To ensure the best sound quality during calls, Intulse uses uncompressed audio codecs (e.g. G.711-ulaw) delivered through Real-time Transport Protocol (RTP); which allows the audio to stream in real-time. As a result, your internet connection is the most important component to call quality.
The following are important internet requirements that can affect the quality of your calls.
Check out the Intulse Internet Connection Testing Tool.
For those who like a more hands-on approach, you can test for these metrics by using sites like speedtest.net. Test to a location near to get an idea of what your connection looks like during peak hours. (Intulse will host your services in a cloud location near you! Learn more)
Requirement: ≈100kbps up/down for each active call
The rate at which data is carried over the internet from one point to another in a given time period (usually a second). Each active call uses approximately 100kbps of bandwidth for uploading and downloading call data.
What the other person hears. Audio is uploaded in real-time from your phone to Intulse using your internet connection's upload speed.
Note: The upload connection is more prone to call quality issues because upload bandwidth is less available on most internet connection types.
What you hear. Audio is downloaded in real-time from Intulse to your phone using your internet connection's download speed.
While the bandwidth requirement is minimal, you have to take into account how many calls are taking place simultaneously at any given time to ensure call quality is maintained. For example, if there were 10 phone calls happening at the same time, your bandwidth requirement would be 1000kbps up/down. Not only that, consider what other types of internet activity (file transfers, video streaming, internet browsing, etc.) are taking place on every computer or mobile device within your network.
Because each device is fighting for bandwidth, Quality of Service (QoS) can be implemented to dedicate bandwidth to phones during periods when internet usage may be saturating your connection.
The average time it takes packets (audio) to travel from Point A (phone) to Point B (Intulse) and back. Many people, including internet service providers (ISP), only consider bandwidth when evaluating internet speeds. However, that is only half the picture. Bandwidth only shows how much internet traffic that can be pushed through; where latency shows how fast that traffic arrives at its destination.

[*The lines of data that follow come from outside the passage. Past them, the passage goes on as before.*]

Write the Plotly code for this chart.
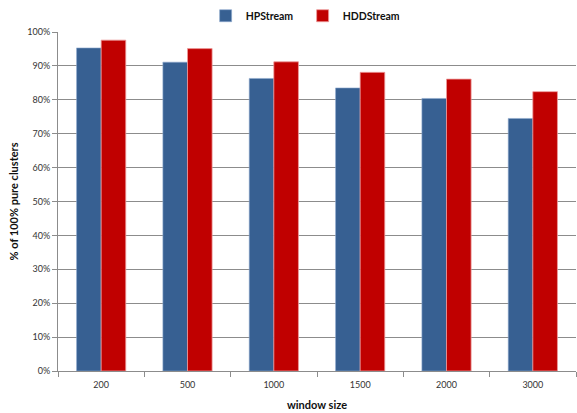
import plotly.graph_objects as go

window_sizes = ["200", "500", "1000", "1500", "2000", "3000"]
hpstream = [0.953, 0.911, 0.863, 0.835, 0.804, 0.745]
hddstream = [0.976, 0.951, 0.912, 0.881, 0.861, 0.824]
y_ticks = [0, 0.1, 0.2, 0.3, 0.4, 0.5, 0.6, 0.7, 0.8, 0.9, 1.0]
y_tick_labels = ["0%", "10%", "20%", "30%", "40%", "50%", "60%", "70%", "80%", "90%", "100%"]

FONT = "Lato, 'Open Sans', sans-serif"

fig = go.Figure()
fig.add_trace(go.Bar(
    name="HPStream", x=window_sizes, y=hpstream,
    marker=dict(color="#376092", line=dict(color="#8EA9CF", width=0.6)),
))
fig.add_trace(go.Bar(
    name="HDDStream", x=window_sizes, y=hddstream,
    marker=dict(color="#C00000", line=dict(color="#EE9A9A", width=0.8)),
))

fig.update_layout(
    width=577, height=413,
    margin=dict(l=58, r=1, t=32, b=42),
    paper_bgcolor="white", plot_bgcolor="white",
    barmode="group", bargap=0.43, bargroupgap=0,
    font=dict(family=FONT, size=10, color="#333333"),
    legend=dict(
        orientation="h", x=0.285, xanchor="left", y=1.048, yanchor="middle",
        yref="paper", font=dict(family=FONT, size=10.5, color="#111111", weight="bold"),
        itemwidth=30, traceorder="normal", entrywidth=52,
    ),
    xaxis=dict(
        type="category",
        showline=True, linecolor="#8C8C8C", linewidth=1,
        ticks="outside", tickson="boundaries", ticklen=5, tickcolor="#8C8C8C",
        tickfont=dict(size=9, color="#333333"), ticklabelstandoff=5,
        title=dict(text="window size", font=dict(size=11, color="#111111", weight="bold"), standoff=12),
    ),
    yaxis=dict(
        range=[0, 1.0], tickvals=y_ticks, ticktext=y_tick_labels,
        showgrid=True, gridcolor="#8C8C8C", gridwidth=1,
        showline=True, linecolor="#8C8C8C", linewidth=1,
        ticks="outside", ticklen=5, tickcolor="#8C8C8C",
        tickfont=dict(size=9, color="#333333"),
        zeroline=False,
        title=dict(text="% of 100% pure clusters", font=dict(size=11, color="#111111", weight="bold"), standoff=6),
    ),
)

fig.write_html("out.html")
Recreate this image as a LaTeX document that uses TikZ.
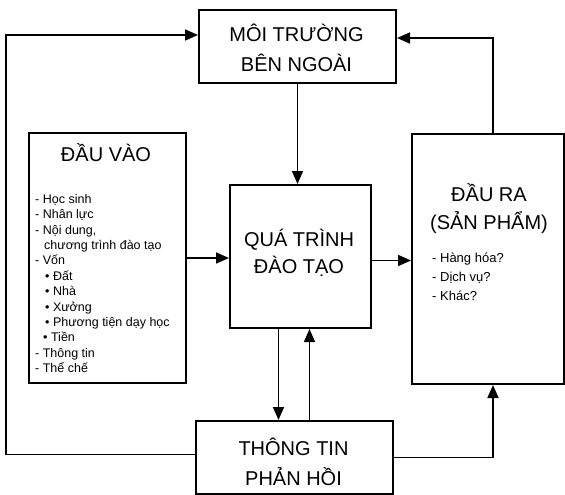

Think about driving on the freeway. Bandwidth represents the number of lanes that are available—if you have more lanes, more traffic can be pushed through and the likelihood of a traffic jam is reduced. Latency represents how fast you drive—it doesn't matter how many lanes there are if other things are slowing you down (inclement weather, gravel, potholes, etc.).
To avoid issues with call delay and call quality, it is recommended that latency does not exceed 100ms on average (use a ping test to analyze latency).
The change in the amount of time it takes for one packet (audio) to move from Point A (phone) to Point B (Intulse). When you are checking your email or casually browsing the web, it doesn't really matter when packets arrive or if they arrive in order—in most cases you will never notice. But when you are streaming media, like a phone call, this packet precision becomes extremely important. If there is excessive jitter, packets will be dropped and call quality will be affected.
Jitter close to 0ms is ideal, but it should not exceed 10ms.
The percentage of packets (audio) lost while traveling from Point A (phone) to Point B (Intulse). If packets are lost, audio will be dropped and the sound quality will be compromised.